PROBLEM REQUIREMENTS:
Pictures stay out. Extract the lines below from the first one through the line with "const psTicks = [0, 50, 100];", both included.

SOURCE DATA:
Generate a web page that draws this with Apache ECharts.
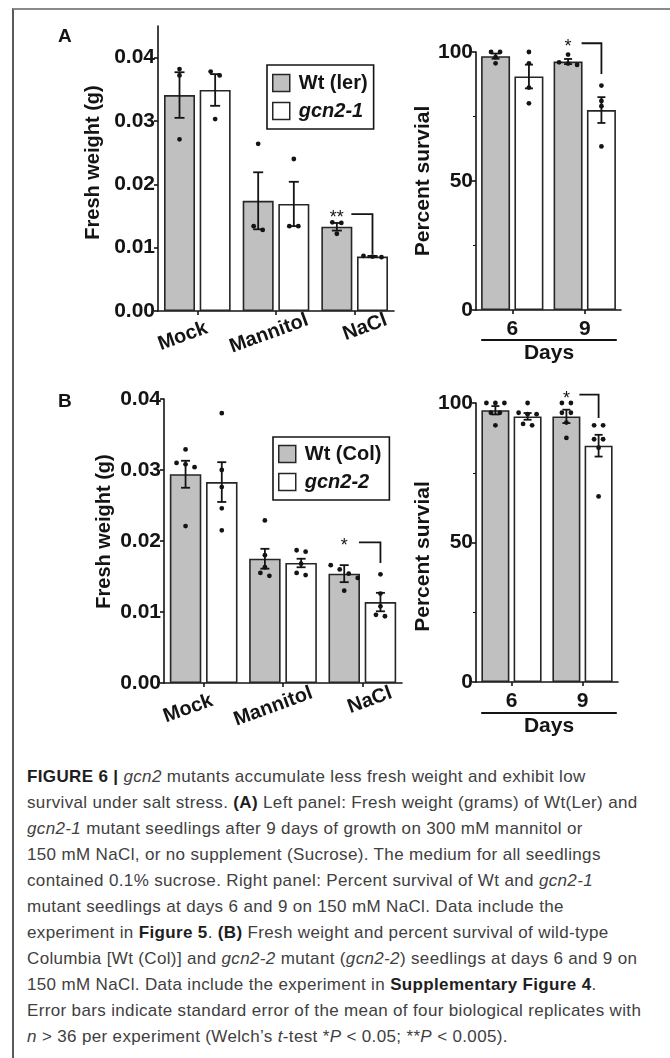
<!DOCTYPE html>
<html><head><meta charset="utf-8">
<script src="https://cdn.jsdelivr.net/npm/echarts@6/dist/echarts.min.js"></script>
<style>
html,body{margin:0;padding:0;background:#fff;}
#frame{position:absolute;left:12px;top:8px;width:720px;height:1100px;border-top:2px solid #8a8a8a;border-left:2px solid #5a5a5a;box-sizing:border-box;}
#chart{position:absolute;left:0;top:0;width:670px;height:760px;}
#caption{position:absolute;left:27px;top:764px;font-family:'Liberation Sans',Arial,Helvetica,sans-serif;font-size:17px;letter-spacing:0.35px;line-height:26px;color:#404040;white-space:nowrap;}
#caption b{color:#1e1e1e;}
</style></head><body>
<div id="frame"></div>
<div id="chart"></div>
<div id="caption"><b>FIGURE 6 |</b> <i>gcn2</i> mutants accumulate less fresh weight and exhibit low<br>survival under salt stress. <b>(A)</b> Left panel: Fresh weight (grams) of Wt(Ler) and<br><i>gcn2-1</i> mutant seedlings after 9 days of growth on 300 mM mannitol or<br>150 mM NaCl, or no supplement (Sucrose). The medium for all seedlings<br>contained 0.1% sucrose. Right panel: Percent survival of Wt and <i>gcn2-1</i><br>mutant seedlings at days 6 and 9 on 150 mM NaCl. Data include the<br>experiment in <b>Figure 5</b>. <b>(B)</b> Fresh weight and percent survival of wild-type<br>Columbia [Wt (Col)] and <i>gcn2-2</i> mutant (<i>gcn2-2</i>) seedlings at days 6 and 9 on<br>150 mM NaCl. Data include the experiment in <b>Supplementary Figure 4</b>.<br>Error bars indicate standard error of the mean of four biological replicates with<br><i>n</i> &gt; 36 per experiment (Welch’s <i>t</i>-test *<i>P</i> &lt; 0.05; **<i>P</i> &lt; 0.005).</div>
<script>
// ---------------- data ----------------
const catsFW = ['Mock', 'Mannitol', 'NaCl'];
const catsDays = ['6', '9'];
const fwTicks = [0, 0.01, 0.02, 0.03, 0.04];
const psTicks = [0, 50, 100];

// Panel A – fresh weight (g)
const fwA_wt_mean = [0.0341, 0.0174, 0.0133];
const fwA_wt_se   = [0.0036, 0.0045, 0.0006];
const fwA_wt_pts  = [[0.0382, 0.0372, 0.0271], [0.0264, 0.0128, 0.0134], [0.0140, 0.0139, 0.0122]];
const fwA_mu_mean = [0.0349, 0.0169, 0.0086];
const fwA_mu_se   = [0.0025, 0.0035, 0.0001];
const fwA_mu_pts  = [[0.0378, 0.0372, 0.0303], [0.0240, 0.0134, 0.0134], [0.0087, 0.0086, 0.0085]];
// Panel A – percent survival
const psA_wt_mean = [98.4, 96.3];
const psA_wt_se   = [1.0, 1.0];
const psA_wt_pts  = [[100, 100, 98, 95.6], [99, 96, 95.5, 95]];
const psA_mu_mean = [90.5, 77.5];
const psA_mu_se   = [4.6, 5.0];
const psA_mu_pts  = [[100, 95.6, 86.2, 80.1], [87, 81, 79, 63.4]];

// Panel B – fresh weight (g)
const fwB_wt_mean = [0.0294, 0.0175, 0.0154];
const fwB_wt_se   = [0.0019, 0.0014, 0.0012];
const fwB_wt_pts  = [[0.0329, 0.0310, 0.0308, 0.0304, 0.0221], [0.0229, 0.0180, 0.0163, 0.0155, 0.0151], [0.0166, 0.0160, 0.0154, 0.0148, 0.0130]];
const fwB_mu_mean = [0.0283, 0.0169, 0.0114];
const fwB_mu_se   = [0.0028, 0.0006, 0.0013];
const fwB_mu_pts  = [[0.0380, 0.0300, 0.0276, 0.0246, 0.0215], [0.0187, 0.0185, 0.0168, 0.0155, 0.0152], [0.0153, 0.0126, 0.0108, 0.0096, 0.0094]];
// Panel B – percent survival
const psB_wt_mean = [97.4, 95.2];
const psB_wt_se   = [1.5, 2.4];
const psB_wt_pts  = [[100, 100, 100, 96.5, 96.5, 92], [100, 100, 96.5, 96.5, 93, 87.5]];
const psB_mu_mean = [95.2, 84.7];
const psB_mu_se   = [1.2, 3.9];
const psB_mu_pts  = [[100, 96.5, 96, 96, 92.5, 92], [92, 92, 87, 87, 84, 66.5]];

// significance brackets: [category index, bracket level, bracket end], label
const sigA_fw = [2, 0.0153, 0.0090]; const sigA_fw_label = '**';
const sigA_ps = [1, 103.4, 91.5];    const sigA_ps_label = '*';
const sigB_fw = [2, 0.0198, 0.0169]; const sigB_fw_label = '*';
const sigB_ps = [1, 103.0, 94.6];    const sigB_ps_label = '*';

const namesA = ['Wt (ler)', 'gcn2-1'];
const namesB = ['Wt (Col)', 'gcn2-2'];

// ---------------- styling ----------------
const FONT = "'Liberation Sans', Arial, Helvetica, sans-serif";
const INK = '#141414';
const GRAY = '#c0c0c0';
const GAP = '15%';

function swarmOffsets(ys, spacing, thr) {
  const idx = ys.map((y, i) => i).sort((a, b) => ys[a] - ys[b]);
  const off = new Array(ys.length).fill(0);
  let cl = [idx[0]];
  const flush = () => { const n = cl.length; cl.forEach((k, j) => { off[k] = (j - (n - 1) / 2) * spacing; }); };
  for (let j = 1; j < idx.length; j++) {
    if (ys[idx[j]] - ys[idx[j - 1]] < thr) cl.push(idx[j]); else { flush(); cl = [idx[j]]; }
  }
  flush();
  return off;
}

function sideCenter(api, side, bw) {
  let lay = null;
  try { lay = api.barLayout({ barWidth: bw, barGap: GAP, count: 2 }); } catch (e) { lay = null; }
  if (lay && lay[side] && isFinite(lay[side].offsetCenter)) return lay[side].offsetCenter;
  return (side ? 1 : -1) * bw * 1.15 / 2;
}

function barSeries(g, name, data, bw, fill) {
  return {
    type: 'bar', name: name, xAxisIndex: g, yAxisIndex: g, data: data,
    barWidth: bw, barGap: GAP, z: 2, silent: true,
    itemStyle: { color: fill, borderColor: '#262626', borderWidth: 1.6 }
  };
}

function errSeries(g, means, ses, pts, side, bw, capW) {
  return {
    type: 'custom', xAxisIndex: g, yAxisIndex: g, z: 5, silent: true,
    data: means.map((m, i) => [i, m, ses[i]]),
    renderItem: function (params, api) {
      const i = api.value(0), m = api.value(1), se = api.value(2);
      const cx = api.coord([i, m])[0] + sideCenter(api, side, bw);
      const yt = api.coord([i, m + se])[1], yb = api.coord([i, m - se])[1];
      const vals = pts[params.dataIndex];
      const ys = vals.map(v => api.coord([i, v])[1]);
      const offs = swarmOffsets(ys, 9, 5);
      const ch = [];
      ys.forEach((y, k) => ch.push({ type: 'circle', shape: { cx: cx + offs[k], cy: y, r: 2.4 }, style: { fill: INK } }));
      ch.push({ type: 'line', shape: { x1: cx, y1: yt, x2: cx, y2: yb }, style: { stroke: INK, lineWidth: 1.8 } });
      ch.push({ type: 'line', shape: { x1: cx - capW / 2, y1: yt, x2: cx + capW / 2, y2: yt }, style: { stroke: INK, lineWidth: 1.8 } });
      ch.push({ type: 'line', shape: { x1: cx - capW / 2, y1: yb, x2: cx + capW / 2, y2: yb }, style: { stroke: INK, lineWidth: 1.8 } });
      return { type: 'group', children: ch };
    }
  };
}

function sigSeries(g, sig, label, bw) {
  return {
    type: 'custom', xAxisIndex: g, yAxisIndex: g, z: 6, silent: true, clip: false,
    data: [sig],
    renderItem: function (params, api) {
      const i = api.value(0), top = api.value(1), end = api.value(2);
      const c = api.coord([i, top]);
      const xw = c[0] + sideCenter(api, 0, bw), xm = c[0] + sideCenter(api, 1, bw);
      const yEnd = api.coord([i, end])[1];
      return { type: 'group', children: [
        { type: 'text', style: { text: label, x: xw, y: c[1] + 4, align: 'center', verticalAlign: 'middle', font: '18px ' + FONT, fill: INK } },
        { type: 'polyline', shape: { points: [[xw + bw / 2 - 1, c[1]], [xm, c[1]], [xm, yEnd]] }, style: { stroke: INK, lineWidth: 1.8, fill: null } }
      ] };
    }
  };
}

const axisLine = { show: true, lineStyle: { color: INK, width: 1.6 } };
const tickStyle = { color: INK, width: 1.6 };
const labelFont = { fontFamily: FONT, fontWeight: 'bold', color: INK };

function catLabels(cats, shifts) {
  return cats.map((c, k) => {
    const s = shifts[k];
    return { value: c, textStyle: { align: 'center', verticalAlign: 'middle',
      padding: s >= 0 ? [0, 0, 0, 2 * s] : [0, -2 * s, 0, 0] } };
  });
}

function fwX(g, shifts) {
  return {
    gridIndex: g, type: 'category', data: catLabels(catsFW, shifts),
    axisLine: axisLine, axisTick: { show: true, alignWithLabel: true, length: 4, lineStyle: tickStyle },
    axisLabel: Object.assign({ rotate: 20, align: 'center', margin: 20, fontSize: 20, interval: 0 }, labelFont),
    splitLine: { show: false }
  };
}
function dayX(g) {
  return {
    gridIndex: g, type: 'category', data: catsDays,
    axisLine: axisLine, axisTick: { show: true, alignWithLabel: true, length: 4, lineStyle: tickStyle },
    axisLabel: Object.assign({ margin: 9, fontSize: 21 }, labelFont),
    splitLine: { show: false }
  };
}
function fwY(g, max, gap, pad) {
  return {
    gridIndex: g, type: 'value', min: 0, max: max, interval: 0.01,
    axisLine: axisLine,
    axisTick: { show: true, length: 4, lineStyle: tickStyle, customValues: fwTicks },
    axisLabel: Object.assign({ customValues: fwTicks, formatter: v => Number(v).toFixed(2), fontSize: 21, margin: 3 }, labelFont),
    splitLine: { show: false },
    name: 'Fresh weight (g)', nameLocation: 'middle', nameGap: gap,
    nameTextStyle: Object.assign({ fontSize: 20, padding: pad }, labelFont)
  };
}
function psY(g, gap, pad) {
  return {
    gridIndex: g, type: 'value', min: 0, max: 100, interval: 50,
    axisLine: axisLine,
    axisTick: { show: true, length: 4, lineStyle: tickStyle },
    minorTick: { show: true, splitNumber: 2, length: 3, lineStyle: { color: INK, width: 1 } },
    axisLabel: Object.assign({ fontSize: 21, margin: 3 }, labelFont),
    splitLine: { show: false }, minorSplitLine: { show: false },
    name: 'Percent survial', nameLocation: 'middle', nameGap: gap,
    nameTextStyle: Object.assign({ fontSize: 21, padding: pad }, labelFont)
  };
}
function daysX(g) {
  return {
    gridIndex: g, type: 'value', min: 0, max: 1,
    axisLine: { show: true, lineStyle: { color: INK, width: 2.2 } },
    axisTick: { show: false }, axisLabel: { show: false }, splitLine: { show: false },
    name: 'Days', nameLocation: 'middle', nameGap: 3,
    nameTextStyle: Object.assign({ fontSize: 21 }, labelFont)
  };
}
function hiddenY(g) { return { gridIndex: g, type: 'value', show: false, min: 0, max: 1 }; }

function legend(names, left, top, pad) {
  return {
    orient: 'vertical', left: left, top: top, data: names, selectedMode: false,
    icon: 'rect', itemWidth: 17, itemHeight: 17, itemGap: 8,
    borderColor: INK, borderWidth: 1.6, padding: pad, borderRadius: 0,
    itemStyle: { borderColor: '#262626', borderWidth: 1.5 },
    formatter: n => n.indexOf('gcn2') === 0 ? '{i|' + n + '}' : n,
    textStyle: { fontFamily: FONT, fontWeight: 'bold', fontSize: 20, color: INK, lineHeight: 20, padding: [0, 0, 0, 4],
      rich: { i: { fontFamily: FONT, fontWeight: 'bold', fontStyle: 'italic', fontSize: 20, color: INK, lineHeight: 20 } } }
  };
}

const chart = echarts.init(document.getElementById('chart'), null, { renderer: 'canvas' });
chart.setOption({
  backgroundColor: 'transparent',
  animation: false,
  title: [
    { text: 'A', left: 53, top: 22, textStyle: { fontFamily: FONT, fontWeight: 'bold', fontSize: 19, color: INK } },
    { text: 'B', left: 53, top: 387, textStyle: { fontFamily: FONT, fontWeight: 'bold', fontSize: 19, color: INK } }
  ],
  legend: [legend(namesA, 267, 65, [8, 6, 8, 5]), legend(namesB, 273, 437, [7, 8, 8, 5])],
  grid: [
    { left: 158, top: 26, width: 236, height: 285, outerBoundsMode: 'none' },
    { left: 476, top: 52, width: 145, height: 258, outerBoundsMode: 'none' },
    { left: 164, top: 399, width: 238, height: 284, outerBoundsMode: 'none' },
    { left: 476, top: 403, width: 142, height: 279, outerBoundsMode: 'none' },
    { left: 482, top: 300, width: 134, height: 40, outerBoundsMode: 'none' },
    { left: 482, top: 672, width: 134, height: 41, outerBoundsMode: 'none' }
  ],
  xAxis: [fwX(0, [-15.5, -7.5, 11]), dayX(1), fwX(2, [-16.5, -10.5, 8]), dayX(3), daysX(4), daysX(5)],
  yAxis: [fwY(0, 0.045, 55, [0, 0, 0, 12]), psY(1, 36, [0, 0, 0, 0]), fwY(2, 0.04, 50, [0, 0, 0, 19]), psY(3, 36, [0, 28, 0, 0]), hiddenY(4), hiddenY(5)],
  series: [
    barSeries(0, namesA[0], fwA_wt_mean, 31, GRAY), barSeries(0, namesA[1], fwA_mu_mean, 31, '#ffffff'),
    barSeries(1, namesA[0], psA_wt_mean, 29, GRAY), barSeries(1, namesA[1], psA_mu_mean, 29, '#ffffff'),
    barSeries(2, namesB[0], fwB_wt_mean, 31.5, GRAY), barSeries(2, namesB[1], fwB_mu_mean, 31.5, '#ffffff'),
    barSeries(3, namesB[0], psB_wt_mean, 28, GRAY), barSeries(3, namesB[1], psB_mu_mean, 28, '#ffffff'),
    errSeries(0, fwA_wt_mean, fwA_wt_se, fwA_wt_pts, 0, 31, 10), errSeries(0, fwA_mu_mean, fwA_mu_se, fwA_mu_pts, 1, 31, 10),
    errSeries(1, psA_wt_mean, psA_wt_se, psA_wt_pts, 0, 29, 8), errSeries(1, psA_mu_mean, psA_mu_se, psA_mu_pts, 1, 29, 8),
    errSeries(2, fwB_wt_mean, fwB_wt_se, fwB_wt_pts, 0, 31.5, 9), errSeries(2, fwB_mu_mean, fwB_mu_se, fwB_mu_pts, 1, 31.5, 9),
    errSeries(3, psB_wt_mean, psB_wt_se, psB_wt_pts, 0, 28, 8), errSeries(3, psB_mu_mean, psB_mu_se, psB_mu_pts, 1, 28, 8),
    sigSeries(0, sigA_fw, sigA_fw_label, 31), sigSeries(1, sigA_ps, sigA_ps_label, 29),
    sigSeries(2, sigB_fw, sigB_fw_label, 31.5), sigSeries(3, sigB_ps, sigB_ps_label, 28)
  ]
});
</script>
</body></html>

REPLY:
Generate a web page that draws this with Apache ECharts.
<!DOCTYPE html>
<html><head><meta charset="utf-8">
<script src="https://cdn.jsdelivr.net/npm/echarts@6/dist/echarts.min.js"></script>
<style>
html,body{margin:0;padding:0;background:#fff;}
#frame{position:absolute;left:12px;top:8px;width:720px;height:1100px;border-top:2px solid #8a8a8a;border-left:2px solid #5a5a5a;box-sizing:border-box;}
#chart{position:absolute;left:0;top:0;width:670px;height:760px;}
#caption{position:absolute;left:27px;top:764px;font-family:'Liberation Sans',Arial,Helvetica,sans-serif;font-size:17px;letter-spacing:0.35px;line-height:26px;color:#404040;white-space:nowrap;}
#caption b{color:#1e1e1e;}
</style></head><body>
<div id="frame"></div>
<div id="chart"></div>
<div id="caption"><b>FIGURE 6 |</b> <i>gcn2</i> mutants accumulate less fresh weight and exhibit low<br>survival under salt stress. <b>(A)</b> Left panel: Fresh weight (grams) of Wt(Ler) and<br><i>gcn2-1</i> mutant seedlings after 9 days of growth on 300 mM mannitol or<br>150 mM NaCl, or no supplement (Sucrose). The medium for all seedlings<br>contained 0.1% sucrose. Right panel: Percent survival of Wt and <i>gcn2-1</i><br>mutant seedlings at days 6 and 9 on 150 mM NaCl. Data include the<br>experiment in <b>Figure 5</b>. <b>(B)</b> Fresh weight and percent survival of wild-type<br>Columbia [Wt (Col)] and <i>gcn2-2</i> mutant (<i>gcn2-2</i>) seedlings at days 6 and 9 on<br>150 mM NaCl. Data include the experiment in <b>Supplementary Figure 4</b>.<br>Error bars indicate standard error of the mean of four biological replicates with<br><i>n</i> &gt; 36 per experiment (Welch’s <i>t</i>-test *<i>P</i> &lt; 0.05; **<i>P</i> &lt; 0.005).</div>
<script>
// ---------------- data ----------------
const catsFW = ['Mock', 'Mannitol', 'NaCl'];
const catsDays = ['6', '9'];
const fwTicks = [0, 0.01, 0.02, 0.03, 0.04];
const psTicks = [0, 50, 100];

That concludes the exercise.